Elbette cephenin yavaş yavaş Kırım’a doğru yaklaşmasıyla 2014 yılından beri işgal altında tuttuğu Kırım’da özellikle Kırım Tatarlarını ince ince doğrayan, baskı altına alıp zulmeden işgalci yönetim, İzyum cephesindeki ağır yenilginin adeta acını çıkaran bir adım attı. İşgalciler, 21 Eylül 2022 günü illegal Yüksek Mahkeme vasıtasıyla Kırım Tatar Milli Meclisi (KTMM) Başkan Yardımcısı Nariman Celal’in 17 yıl, Kırım Tatar aktivistlerden Asan Ahtem’in 15 ve Aziz Ahtem’in 13 yıl hürriyetlerinden mahrum edileceğini ve hapishanede esir tutulacağını ilan etti. Bu zaten beklenen bir karardı. Ancak bu totaliter, şovenist Putin rejiminin, 2014’ten beri işgale boyun eğmeyen Kırım Tatarlarını işgale razı etmek, razı olmuyorlarsa da onlara mümkün olan en yüksek acıyı yaşatmak ve onları sosyal ve psikolojik olarak çökertmek için, hiçbir suçu olmayan Kırım Tatarlarına verdikleri mahkûmiyet sürelerini Rusya Federasyonu’nun hiçbir bölgesinde benzeri olmayan akıl almaz seviyelere çıkardığının bir göstergesi oldu. Mesela Ekim 2019’da askerî üste 8 silah arkadaşını öldüren 22 yaşındaki Ramil Şamsutdinov’a 24,5, 2013 yılında 8 yaşında bir kız çocuğuna tecavüz ettikten sonra öldüren cani Anatoliy Trapko’ya da 24,5 yıl hapis cezası verilirken, düzmece suçlamalarla, bırakın teröre bulaşmayı, insan öldürmeyi, hiçbir suç işlememiş Kırım Tatarlarına Rusya işgali döneminde 5 ilâ 24 yıl arasında hapis cezaları verildi, verilmeye de devam ediyor. Rusya, Kırım Tatarları söz konusu olunca hiçbir hukuk, adalet vb. tanımıyor.

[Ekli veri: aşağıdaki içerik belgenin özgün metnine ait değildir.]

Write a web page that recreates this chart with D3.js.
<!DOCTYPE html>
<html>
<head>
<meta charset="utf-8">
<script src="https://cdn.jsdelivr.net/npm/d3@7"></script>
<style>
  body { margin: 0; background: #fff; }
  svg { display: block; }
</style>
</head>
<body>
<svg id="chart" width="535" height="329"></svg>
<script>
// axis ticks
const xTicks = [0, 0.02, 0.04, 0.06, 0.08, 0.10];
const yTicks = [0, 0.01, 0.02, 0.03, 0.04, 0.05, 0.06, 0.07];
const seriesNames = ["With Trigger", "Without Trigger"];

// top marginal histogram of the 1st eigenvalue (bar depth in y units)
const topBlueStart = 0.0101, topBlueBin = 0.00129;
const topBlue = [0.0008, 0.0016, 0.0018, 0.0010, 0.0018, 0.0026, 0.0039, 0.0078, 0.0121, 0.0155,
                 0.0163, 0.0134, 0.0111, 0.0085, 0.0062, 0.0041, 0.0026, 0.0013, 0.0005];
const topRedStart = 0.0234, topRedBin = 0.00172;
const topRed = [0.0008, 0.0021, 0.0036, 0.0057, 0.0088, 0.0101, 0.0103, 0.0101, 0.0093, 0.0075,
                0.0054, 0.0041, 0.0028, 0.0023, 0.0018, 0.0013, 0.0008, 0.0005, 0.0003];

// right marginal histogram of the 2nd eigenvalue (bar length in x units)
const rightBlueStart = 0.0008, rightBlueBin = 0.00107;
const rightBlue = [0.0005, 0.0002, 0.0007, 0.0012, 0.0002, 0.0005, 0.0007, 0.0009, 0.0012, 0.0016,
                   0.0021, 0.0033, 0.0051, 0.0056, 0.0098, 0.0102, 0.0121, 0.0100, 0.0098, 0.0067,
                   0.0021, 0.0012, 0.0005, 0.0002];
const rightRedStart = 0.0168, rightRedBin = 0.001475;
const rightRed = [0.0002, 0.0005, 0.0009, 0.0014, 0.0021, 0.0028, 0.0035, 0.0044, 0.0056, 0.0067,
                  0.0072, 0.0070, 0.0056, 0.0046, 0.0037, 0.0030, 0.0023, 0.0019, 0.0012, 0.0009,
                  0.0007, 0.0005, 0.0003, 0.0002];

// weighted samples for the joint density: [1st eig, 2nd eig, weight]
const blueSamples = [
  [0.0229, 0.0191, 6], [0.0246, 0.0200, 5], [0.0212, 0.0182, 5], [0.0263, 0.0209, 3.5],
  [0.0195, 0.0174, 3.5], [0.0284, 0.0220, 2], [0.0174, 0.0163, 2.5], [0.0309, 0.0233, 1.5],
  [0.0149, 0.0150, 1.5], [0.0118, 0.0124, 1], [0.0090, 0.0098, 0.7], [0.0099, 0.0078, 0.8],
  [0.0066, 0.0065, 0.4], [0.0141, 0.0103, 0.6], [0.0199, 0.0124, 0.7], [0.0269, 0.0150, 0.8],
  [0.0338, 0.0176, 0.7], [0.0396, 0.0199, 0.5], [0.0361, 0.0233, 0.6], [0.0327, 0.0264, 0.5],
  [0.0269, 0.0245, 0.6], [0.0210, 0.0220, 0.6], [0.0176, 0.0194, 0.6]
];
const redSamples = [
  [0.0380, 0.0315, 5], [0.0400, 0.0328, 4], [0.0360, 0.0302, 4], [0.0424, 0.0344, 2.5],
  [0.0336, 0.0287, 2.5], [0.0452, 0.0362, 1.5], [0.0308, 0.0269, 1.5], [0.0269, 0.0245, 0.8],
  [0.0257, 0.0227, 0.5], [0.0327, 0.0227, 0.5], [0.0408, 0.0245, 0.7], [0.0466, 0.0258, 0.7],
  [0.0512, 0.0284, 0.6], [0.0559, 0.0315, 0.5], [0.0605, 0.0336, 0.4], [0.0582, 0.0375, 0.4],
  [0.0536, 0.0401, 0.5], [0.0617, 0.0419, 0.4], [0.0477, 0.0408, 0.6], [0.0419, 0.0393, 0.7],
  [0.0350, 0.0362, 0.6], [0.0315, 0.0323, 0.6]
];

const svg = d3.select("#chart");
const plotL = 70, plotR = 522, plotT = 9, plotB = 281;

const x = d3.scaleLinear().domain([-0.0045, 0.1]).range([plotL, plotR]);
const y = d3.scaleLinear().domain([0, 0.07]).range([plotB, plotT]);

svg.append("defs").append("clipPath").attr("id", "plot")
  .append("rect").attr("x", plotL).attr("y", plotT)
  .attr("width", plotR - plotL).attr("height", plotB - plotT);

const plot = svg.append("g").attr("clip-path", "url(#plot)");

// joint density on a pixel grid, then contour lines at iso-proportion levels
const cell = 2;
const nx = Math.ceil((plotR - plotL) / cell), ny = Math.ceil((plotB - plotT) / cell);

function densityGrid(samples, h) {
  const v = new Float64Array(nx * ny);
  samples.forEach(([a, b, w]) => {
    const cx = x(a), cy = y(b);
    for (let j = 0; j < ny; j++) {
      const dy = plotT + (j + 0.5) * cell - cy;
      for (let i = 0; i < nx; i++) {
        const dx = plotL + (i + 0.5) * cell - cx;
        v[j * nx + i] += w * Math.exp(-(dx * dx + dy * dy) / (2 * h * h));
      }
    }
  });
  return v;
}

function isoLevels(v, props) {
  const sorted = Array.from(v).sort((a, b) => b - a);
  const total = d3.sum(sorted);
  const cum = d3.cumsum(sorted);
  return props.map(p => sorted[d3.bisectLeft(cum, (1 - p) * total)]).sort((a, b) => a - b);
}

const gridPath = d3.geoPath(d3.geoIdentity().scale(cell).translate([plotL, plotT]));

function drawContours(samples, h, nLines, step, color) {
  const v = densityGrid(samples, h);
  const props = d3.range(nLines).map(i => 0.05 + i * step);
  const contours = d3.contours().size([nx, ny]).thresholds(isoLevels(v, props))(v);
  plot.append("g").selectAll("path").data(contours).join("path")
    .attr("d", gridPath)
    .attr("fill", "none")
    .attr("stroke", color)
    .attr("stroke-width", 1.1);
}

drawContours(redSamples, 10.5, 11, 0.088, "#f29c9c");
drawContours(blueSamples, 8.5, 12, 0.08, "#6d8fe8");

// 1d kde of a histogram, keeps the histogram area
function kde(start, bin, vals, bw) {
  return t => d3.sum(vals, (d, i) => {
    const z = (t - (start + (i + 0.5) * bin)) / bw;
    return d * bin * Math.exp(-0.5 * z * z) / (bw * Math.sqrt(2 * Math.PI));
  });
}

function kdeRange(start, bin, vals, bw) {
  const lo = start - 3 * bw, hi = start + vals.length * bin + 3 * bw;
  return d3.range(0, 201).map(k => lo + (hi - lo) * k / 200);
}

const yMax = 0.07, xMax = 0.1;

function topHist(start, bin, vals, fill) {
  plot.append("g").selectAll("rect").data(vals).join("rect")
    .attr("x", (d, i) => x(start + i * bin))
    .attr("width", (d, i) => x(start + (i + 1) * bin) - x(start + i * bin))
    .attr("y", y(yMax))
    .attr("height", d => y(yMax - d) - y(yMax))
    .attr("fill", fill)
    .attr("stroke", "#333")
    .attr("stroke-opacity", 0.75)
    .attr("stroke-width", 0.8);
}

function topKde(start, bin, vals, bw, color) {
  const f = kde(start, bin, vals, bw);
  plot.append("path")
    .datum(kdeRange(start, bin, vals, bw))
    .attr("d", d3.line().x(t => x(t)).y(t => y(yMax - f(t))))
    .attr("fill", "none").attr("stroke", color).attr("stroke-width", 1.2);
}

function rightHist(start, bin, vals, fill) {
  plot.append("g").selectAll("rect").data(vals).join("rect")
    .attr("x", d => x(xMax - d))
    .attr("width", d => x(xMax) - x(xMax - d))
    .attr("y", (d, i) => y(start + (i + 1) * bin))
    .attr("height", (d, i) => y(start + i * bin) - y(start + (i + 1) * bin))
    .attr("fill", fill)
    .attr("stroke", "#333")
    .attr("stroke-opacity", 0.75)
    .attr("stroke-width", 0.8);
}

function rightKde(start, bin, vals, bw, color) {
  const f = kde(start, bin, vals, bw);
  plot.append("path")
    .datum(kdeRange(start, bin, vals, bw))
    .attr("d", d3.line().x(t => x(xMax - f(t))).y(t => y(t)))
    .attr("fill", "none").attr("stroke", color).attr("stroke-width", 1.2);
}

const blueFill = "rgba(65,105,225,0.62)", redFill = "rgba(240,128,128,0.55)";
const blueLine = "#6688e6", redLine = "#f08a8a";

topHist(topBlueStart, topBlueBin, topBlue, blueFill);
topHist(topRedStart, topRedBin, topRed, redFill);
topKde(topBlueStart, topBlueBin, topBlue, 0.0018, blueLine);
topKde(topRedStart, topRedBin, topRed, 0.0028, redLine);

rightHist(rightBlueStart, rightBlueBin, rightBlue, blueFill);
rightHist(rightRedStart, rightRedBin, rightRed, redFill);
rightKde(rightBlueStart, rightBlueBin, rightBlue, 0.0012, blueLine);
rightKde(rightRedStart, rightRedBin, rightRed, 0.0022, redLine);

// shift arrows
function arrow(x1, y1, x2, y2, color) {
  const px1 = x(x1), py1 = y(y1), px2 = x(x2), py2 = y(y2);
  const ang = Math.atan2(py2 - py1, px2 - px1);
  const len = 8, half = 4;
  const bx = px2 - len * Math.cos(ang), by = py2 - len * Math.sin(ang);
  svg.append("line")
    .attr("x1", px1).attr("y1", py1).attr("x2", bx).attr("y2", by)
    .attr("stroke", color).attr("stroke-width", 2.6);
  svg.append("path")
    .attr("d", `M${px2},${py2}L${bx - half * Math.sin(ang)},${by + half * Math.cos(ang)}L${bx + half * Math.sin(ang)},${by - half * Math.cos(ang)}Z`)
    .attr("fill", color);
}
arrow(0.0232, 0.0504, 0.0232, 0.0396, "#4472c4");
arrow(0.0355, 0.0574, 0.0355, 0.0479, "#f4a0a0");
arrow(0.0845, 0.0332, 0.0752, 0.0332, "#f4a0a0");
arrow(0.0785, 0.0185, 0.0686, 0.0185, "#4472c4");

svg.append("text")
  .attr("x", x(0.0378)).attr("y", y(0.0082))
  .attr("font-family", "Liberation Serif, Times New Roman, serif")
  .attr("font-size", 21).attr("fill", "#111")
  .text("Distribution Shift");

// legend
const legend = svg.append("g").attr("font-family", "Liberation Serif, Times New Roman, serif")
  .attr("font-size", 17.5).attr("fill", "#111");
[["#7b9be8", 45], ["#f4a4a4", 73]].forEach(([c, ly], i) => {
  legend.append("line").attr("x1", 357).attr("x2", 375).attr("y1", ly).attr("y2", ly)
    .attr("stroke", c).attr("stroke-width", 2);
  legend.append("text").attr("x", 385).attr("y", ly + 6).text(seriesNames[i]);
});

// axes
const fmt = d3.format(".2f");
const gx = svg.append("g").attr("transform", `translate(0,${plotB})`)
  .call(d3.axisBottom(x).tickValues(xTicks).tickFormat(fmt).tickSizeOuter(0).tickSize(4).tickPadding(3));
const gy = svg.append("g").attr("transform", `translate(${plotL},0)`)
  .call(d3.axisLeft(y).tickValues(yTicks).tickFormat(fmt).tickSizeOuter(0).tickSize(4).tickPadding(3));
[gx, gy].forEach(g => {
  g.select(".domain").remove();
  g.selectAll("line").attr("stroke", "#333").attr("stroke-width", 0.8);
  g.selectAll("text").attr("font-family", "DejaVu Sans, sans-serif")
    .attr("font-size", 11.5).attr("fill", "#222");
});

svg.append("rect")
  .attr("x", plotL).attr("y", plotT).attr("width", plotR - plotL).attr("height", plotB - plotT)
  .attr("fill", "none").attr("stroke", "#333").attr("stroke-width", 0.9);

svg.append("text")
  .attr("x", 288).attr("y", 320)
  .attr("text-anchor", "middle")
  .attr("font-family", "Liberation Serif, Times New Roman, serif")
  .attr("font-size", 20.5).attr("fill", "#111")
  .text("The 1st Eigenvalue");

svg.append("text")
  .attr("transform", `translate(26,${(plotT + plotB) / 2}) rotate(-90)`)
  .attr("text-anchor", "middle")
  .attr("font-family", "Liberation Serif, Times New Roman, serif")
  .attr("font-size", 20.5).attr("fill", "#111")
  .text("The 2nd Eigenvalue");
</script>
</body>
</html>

Kırım Tatar Milli Meclisi Başkanı Nariman Celal ve vatansever kardeşlerimiz Asan ve Aziz Ahtem’in hapiste tutulacakları sürenin ilan edildiği gün, 21 Eylül 2022 günü diktatör Putin, Kırım’da yaşayan Kırım Tatarlarına yeni bir bela ve dert getiren seferberlik kararını açıkladı. Aslında bu Putin’in “üç günde Kyiv’i almak” üzere başlattığı özel operasyonunun başarısızlığının bir itirafıydı. Epey bir süredir özellikle Türk ve Müslüman nüfusun yaşadığı yerlerde gizli olarak yapılan askere alımların, yani malumun ilamıyla seferberlikte 300.000 kişinin askere alınacağını söylemesi büyük bir panik yarattı. Rusya’da yaşayan seferberlik kapsamındaki binlerce erkek sınır kapılarına hücum etti. Elbette Rusya ordusunda, işgalci devlete hiçbir zaman hizmet etmek istemeyen, Ukrayna’da Putin için ölmek istemeyen Kırım Tatarlarını genç erkekleri de Kırım’ı terketmek zorunda kaldı. Bu Kırım’ın 1783 yılında Çarlık Rusyası tarafından işgal edilmesiyle başlayan ve halkımızın sosyal, kültürel, ekonomik yıkımına yol açan göç ve Kırım’ı terketme belasının içimizi yakan son halkası oldu.
Kırım’da Kırım Tatarlarının, halkımızın bir geleceğinin olması için, Rusya’nın bu savaştan mutlaka mağlubiyetle çıkması, Kırım’da Rusya işgalinin bir an önce bitmesi gereklidir. İşgalde geçen, savaşın sürdüğü, Rusya’nın yenilmediği her geçen gün, ay ve yıl, Kırım Tatarlarının sorunlarını daha da ağırlaştıracak, yaralarını sarması daha zor ve daha uzun zaman alacaktır.
Son gelişmeler umudumuzu artırdı. Kırım tahmin edilen süreden çok daha önce özgürlüğüne kavuşabilir. Rusya yeniliyor, Ukrayna özgürleşiyor, Kırım sabırla özgürlüğü bekliyor.